--- Provided material ---
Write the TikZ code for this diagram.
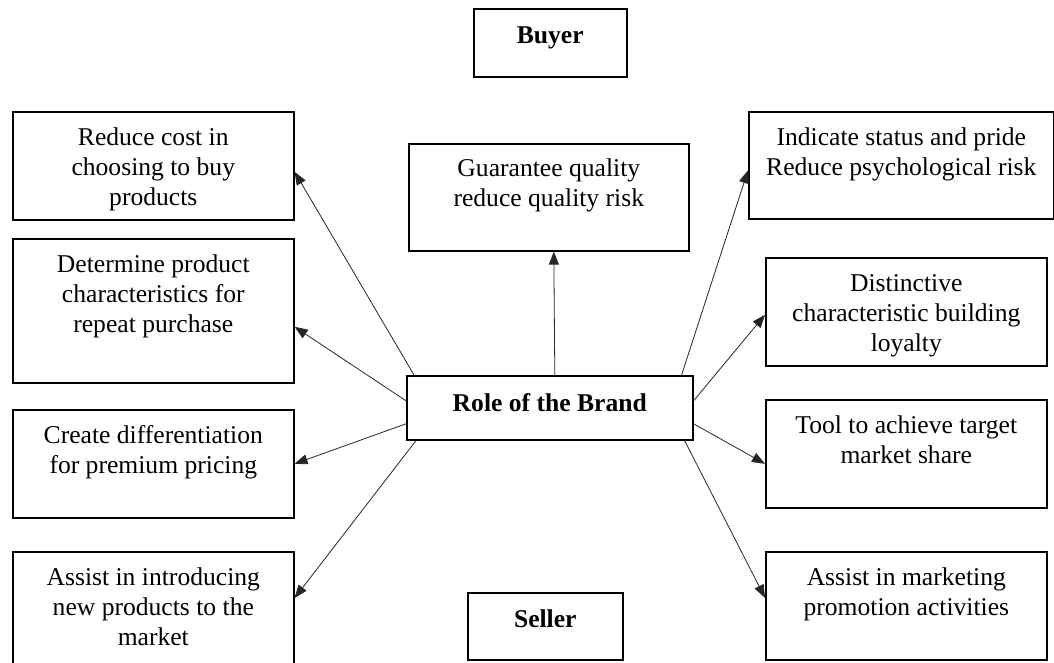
\documentclass[tikz,border=0pt]{standalone}
\usepackage{fontspec}
\setmainfont{Liberation Serif}
\usetikzlibrary{arrows.meta}

\begin{document}
\begin{tikzpicture}[x=1pt,y=-1pt,
  box/.style={draw=black, line width=1.6pt, rectangle, inner sep=0pt, anchor=north west},
  txt/.style={anchor=north, inner sep=0pt, align=center,
              font=\fontsize{25.6}{30}\selectfont},
  bold/.style={txt, font=\fontsize{25.6}{30}\selectfont\bfseries},
  link/.style={draw=black!85, line width=0.8pt,
               -{Triangle[length=13pt,width=10pt]}}]

\useasboundingbox (0,0) rectangle (1054,662);
\clip (0,0) rectangle (1054,662);

% frames: top-left corner, width and height
\node[box, minimum width=153pt, minimum height=68pt]  (buyer)   at (473,8)    {};
\node[box, minimum width=281pt, minimum height=108pt] (reduce)  at (12,111)   {};
\node[box, minimum width=281pt, minimum height=144pt] (determ)  at (12,238)   {};
\node[box, minimum width=281pt, minimum height=108pt] (differ)  at (12,409)   {};
\node[box, minimum width=281pt, minimum height=125pt] (intro)   at (12,551)   {};
\node[box, minimum width=280pt, minimum height=107pt] (quality) at (408,143)  {};
\node[box, minimum width=286pt, minimum height=64pt]  (role)    at (406,375)  {};
\node[box, minimum width=155pt, minimum height=67pt]  (seller)  at (467,592)  {};
\node[box, minimum width=305pt, minimum height=107pt] (status)  at (748,111)  {};
\node[box, minimum width=281pt, minimum height=108pt] (loyal)   at (765,257)  {};
\node[box, minimum width=281pt, minimum height=108pt] (share)   at (765,399)  {};
\node[box, minimum width=281pt, minimum height=108pt] (promo)   at (765,551)  {};

% texts, hung from the top of each frame
\node[bold] (tbuyer)  at ([yshift=-19pt]buyer.north)  {Buyer};
\node[bold] (trole)   at ([yshift=-18pt]role.north)   {Role of the Brand};
\node[bold] (tseller) at ([yshift=-18pt]seller.north) {Seller};
\node[txt] (treduce)  at ([yshift=-17pt]reduce.north)  {Reduce cost in\\choosing to buy\\products};
\node[txt] (tdeterm)  at ([yshift=-17pt]determ.north)  {Determine product\\characteristics for\\repeat purchase};
\node[txt] (tdiffer)  at ([yshift=-16pt]differ.north)  {Create differentiation\\for premium pricing};
\node[txt] (tintro)   at ([yshift=-17pt]intro.north)   {Assist in introducing\\new products to the\\market};
\node[txt] (tquality) at ([yshift=-16pt]quality.north) {Guarantee quality\\reduce quality risk};
\node[txt] (tstatus)  at ([yshift=-17pt]status.north)  {Indicate status and pride\\Reduce psychological risk};
\node[txt] (tloyal)   at ([yshift=-17pt]loyal.north)   {Distinctive\\characteristic building\\loyalty};
\node[txt] (tshare)   at ([yshift=-17pt]share.north)   {Tool to achieve target\\market share};
\node[txt] (tpromo)   at ([yshift=-17pt]promo.north)   {Assist in marketing\\promotion activities};

% arrows out of the central frame
\draw[link] ([xshift=8pt]role.north west)  -- ([yshift=-6pt]reduce.east);
\draw[link] ([yshift=7pt]role.west)        -- ([yshift=-16pt]determ.east);
\draw[link] ([xshift=5pt]role.north)       -- ([xshift=5pt]quality.south);
\draw[link] ([yshift=-16pt]role.west)      -- (differ.east);
\draw[link] ([xshift=10pt]role.south west) -- ([yshift=-47pt]intro.north east);
\draw[link] ([xshift=-12pt]role.north east) -- ([yshift=-5pt]status.west);
\draw[link] ([yshift=7pt]role.east)        -- ([yshift=-3pt]loyal.west);
\draw[link] ([yshift=-16pt]role.east)      -- ([yshift=-10pt]share.west);
\draw[link] ([xshift=-9pt]role.south east) -- ([yshift=8pt]promo.west);

\end{tikzpicture}
\end{document}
---
**Direction**
Each line from the top of the material through the line containing "minimum height=108pt] (promo)" should be reproduced exactly; please drop any images.

**Answer for the task**
Write the TikZ code for this diagram.
\documentclass[tikz,border=0pt]{standalone}
\usepackage{fontspec}
\setmainfont{Liberation Serif}
\usetikzlibrary{arrows.meta}

\begin{document}
\begin{tikzpicture}[x=1pt,y=-1pt,
  box/.style={draw=black, line width=1.6pt, rectangle, inner sep=0pt, anchor=north west},
  txt/.style={anchor=north, inner sep=0pt, align=center,
              font=\fontsize{25.6}{30}\selectfont},
  bold/.style={txt, font=\fontsize{25.6}{30}\selectfont\bfseries},
  link/.style={draw=black!85, line width=0.8pt,
               -{Triangle[length=13pt,width=10pt]}}]

\useasboundingbox (0,0) rectangle (1054,662);
\clip (0,0) rectangle (1054,662);

% frames: top-left corner, width and height
\node[box, minimum width=153pt, minimum height=68pt]  (buyer)   at (473,8)    {};
\node[box, minimum width=281pt, minimum height=108pt] (reduce)  at (12,111)   {};
\node[box, minimum width=281pt, minimum height=144pt] (determ)  at (12,238)   {};
\node[box, minimum width=281pt, minimum height=108pt] (differ)  at (12,409)   {};
\node[box, minimum width=281pt, minimum height=125pt] (intro)   at (12,551)   {};
\node[box, minimum width=280pt, minimum height=107pt] (quality) at (408,143)  {};
\node[box, minimum width=286pt, minimum height=64pt]  (role)    at (406,375)  {};
\node[box, minimum width=155pt, minimum height=67pt]  (seller)  at (467,592)  {};
\node[box, minimum width=305pt, minimum height=107pt] (status)  at (748,111)  {};
\node[box, minimum width=281pt, minimum height=108pt] (loyal)   at (765,257)  {};
\node[box, minimum width=281pt, minimum height=108pt] (share)   at (765,399)  {};
\node[box, minimum width=281pt, minimum height=108pt] (promo)   at (765,551)  {};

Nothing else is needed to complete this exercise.